By Matt Reese
The Ohio AgriBusiness Association Industry Conference always features a diverse and interesting program and this year is certainly no exception. Thursday’s topics included an overview of the state’s livestock industries, a look at global grain markets, and regulations, just to name a few. Among the more popular presentations was the topic of striving for high corn yields with Fred Below from the University of Illinois.
“I talked about my seven wonders of the corn yield world. These are the management factors that each impact yield. This is not rocket science. I talked about how important weather is and how weather interacts with nitrogen, about getting the hybrid selection right, managing the rotation, and plant population. The plant population is a big factor that has changed and has to change in order to grow higher yields — narrower rows and more plants. Finally I try to put it together in a systems approach. When you combine management factors they do work together as a team to increase yields,” Below said. “We try to determine the value of each player. I summarized our research over 6 years and we see a common theme. The factors that play the largest role are fertility, narrow-row spacing and plant population. It is all about feeding and managing more plants.”
Below said in a favorable year, weather and nitrogen combine to contribute more than 50% of total yield. On average, he has found the maximum response to nitrogen over an unfertilized check plot treatment is approximately 70 bushels per acre.
As other management improvements are made, Below said the plant population must increase as well to achieve higher yields. This requires more management, however, and depends heavily upon weather conditions for success.
Below also pointed out other factors that can be implemented on farms with a typically big bang for the buck.
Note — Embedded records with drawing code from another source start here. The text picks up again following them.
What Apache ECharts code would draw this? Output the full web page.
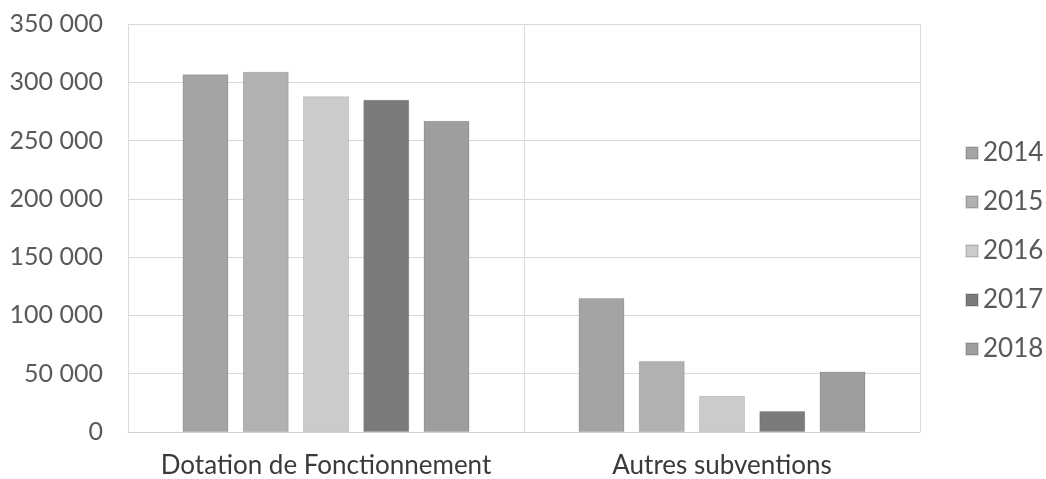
<!DOCTYPE html>
<html>
<head>
<meta charset="utf-8">
<script src="https://cdn.jsdelivr.net/npm/echarts@6/dist/echarts.min.js"></script>
<style>
  html, body { margin: 0; padding: 0; background: #fff; }
  #chart { width: 1046px; height: 479px; }
</style>
</head>
<body>
<div id="chart"></div>
<script>
// Categories and yearly values (euros)
const categories = ['Dotation de Fonctionnement', 'Autres subventions'];
const years = ['2014', '2015', '2016', '2017', '2018'];
const values2014 = [307000, 115000];
const values2015 = [309000, 61000];
const values2016 = [288000, 31000];
const values2017 = [285000, 18000];
const values2018 = [267000, 52000];
const yearColors = ['#a4a4a4', '#b1b1b1', '#cbcbcb', '#7b7b7b', '#9e9e9e'];
const yTicks = [0, 50000, 100000, 150000, 200000, 250000, 300000, 350000];

const seriesValues = [values2014, values2015, values2016, values2017, values2018];
const font = 'Lato, "Open Sans", sans-serif';

const chart = echarts.init(document.getElementById('chart'), null, { renderer: 'canvas' });

chart.setOption({
  backgroundColor: '#ffffff',
  animation: false,
  grid: { left: 128, right: 126, top: 24, bottom: 47, containLabel: false },
  legend: {
    orient: 'vertical',
    left: 960,
    top: 135,
    itemWidth: 12,
    itemHeight: 12,
    itemGap: 23,
    itemTextGap: 9,
    icon: 'rect',
    textStyle: { fontFamily: font, fontSize: 26, color: '#595959' },
    data: years
  },
  xAxis: {
    type: 'category',
    data: categories,
    axisLine: { lineStyle: { color: '#d0d0d0', width: 1 } },
    axisTick: { show: false },
    splitLine: { show: true, interval: 0, lineStyle: { color: '#dcdcdc', width: 1 } },
    axisLabel: { interval: 0, fontFamily: font, fontSize: 26, color: '#3a3a3a', margin: 21 }
  },
  yAxis: {
    type: 'value',
    min: yTicks[0],
    max: yTicks[yTicks.length - 1],
    interval: 50000,
    axisLine: { show: false },
    axisTick: { show: false },
    splitLine: { lineStyle: { color: '#d9d9d9', width: 1 } },
    axisLabel: {
      fontFamily: font, fontSize: 25, color: '#595959', margin: 25,
      formatter: v => String(v).replace(/\B(?=(\d{3})+(?!\d))/g, ' ')
    }
  },
  series: years.map((y, i) => ({
    name: y,
    type: 'bar',
    data: seriesValues[i],
    barWidth: 46,
    barGap: '31%',
    itemStyle: { color: yearColors[i], borderColor: 'rgba(0,0,0,0.12)', borderWidth: 1 }
  }))
});
</script>
</body>
</html>
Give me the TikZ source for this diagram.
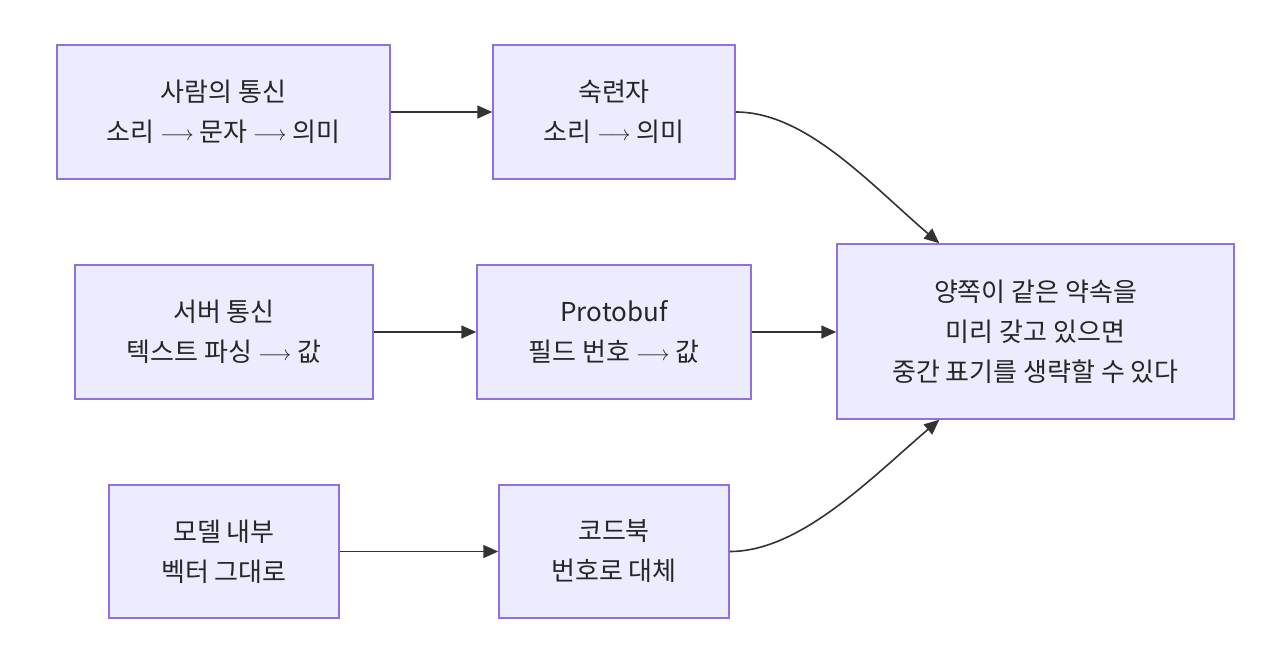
\documentclass[tikz,border=0pt]{standalone}
\usepackage{fontspec}
\setmainfont{Noto Sans CJK KR}
\newcommand{\myarr}{{\fontsize{22}{40}\selectfont\raisebox{1pt}{$\longrightarrow$}}}
\usetikzlibrary{arrows.meta,calc}
\definecolor{boxfill}{HTML}{ECECFF}
\definecolor{boxline}{HTML}{9370DB}
\definecolor{edge}{HTML}{333333}
\tikzset{
  box/.style={draw=boxline,fill=boxfill,line width=1.5pt,align=center,
    font=\fontsize{26}{40}\selectfont,text=black!85,inner sep=0pt},
  conn/.style={draw=edge,line width=1.6pt,-{Triangle[length=15pt,width=13pt]}},
}
\begin{document}
\begin{tikzpicture}[x=1pt,y=-1pt]
\useasboundingbox (0,0) rectangle (1280,654);
\node[box,minimum width=333pt,minimum height=134pt] (A) at (223.5,112) {사람의 통신\\소리 \myarr{} 문자 \myarr{} 의미};
\node[box,minimum width=242pt,minimum height=134pt] (B) at (614,112) {숙련자\\소리 \myarr{} 의미};
\node[box,minimum width=298pt,minimum height=134pt] (C) at (224,332) {서버 통신\\텍스트 파싱 \myarr{} 값};
\node[box,minimum width=274pt,minimum height=134pt] (D) at (614,332) {Protobuf\\필드 번호 \myarr{} 값};
\node[box,minimum width=397pt,minimum height=175pt] (E) at (1035.5,331.5) {양쪽이 같은 약속을\\미리 갖고 있으면\\중간 표기를 생략할 수 있다};
\node[box,minimum width=230pt,minimum height=133pt] (F) at (224,551.5) {모델 내부\\벡터 그대로};
\node[box,minimum width=230pt,minimum height=133pt] (G) at (614,551.5) {코드북\\번호로 대체};
\coordinate (Etop) at ($(E.north west)+(103,0)$);
\coordinate (Ebot) at ($(E.south west)+(103,0)$);
\draw[conn] (A.east) -- (B.west);
\draw[conn] (C.east) -- (D.west);
\draw[conn] (D.east) -- (E.west |- D.east);
\draw[conn] (F.east) -- (G.west);
\draw[conn] (B.east) .. controls ($(B.east)+(70,0)$) and ($(Etop)+(-70,-60)$) .. (Etop);
\draw[conn] (G.east) .. controls ($(G.east)+(70,0)$) and ($(Ebot)+(-70,60)$) .. (Ebot);
\end{tikzpicture}
\end{document}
“One of the things growers could do alone is use fungicide. Some years fungicides have a huge increase in yield,” he said. “We often see the fullest relative maturity for the region gives us the highest yield, especially if they plant early. This is an easy thing to try and it doesn’t cost more.”
Stepping up management can have a particularly significant impact in more challenging soil types.
“I want to point out that if your soil is more challenging then you have to be a better farmer. Ohio’s farmers are probably better farmers because they have to manage the crops based on the soils they have,” Below said. “Their opportunity to increase yields on a relative basis is actually going to be greater than what we have in Illinois with our soil types.”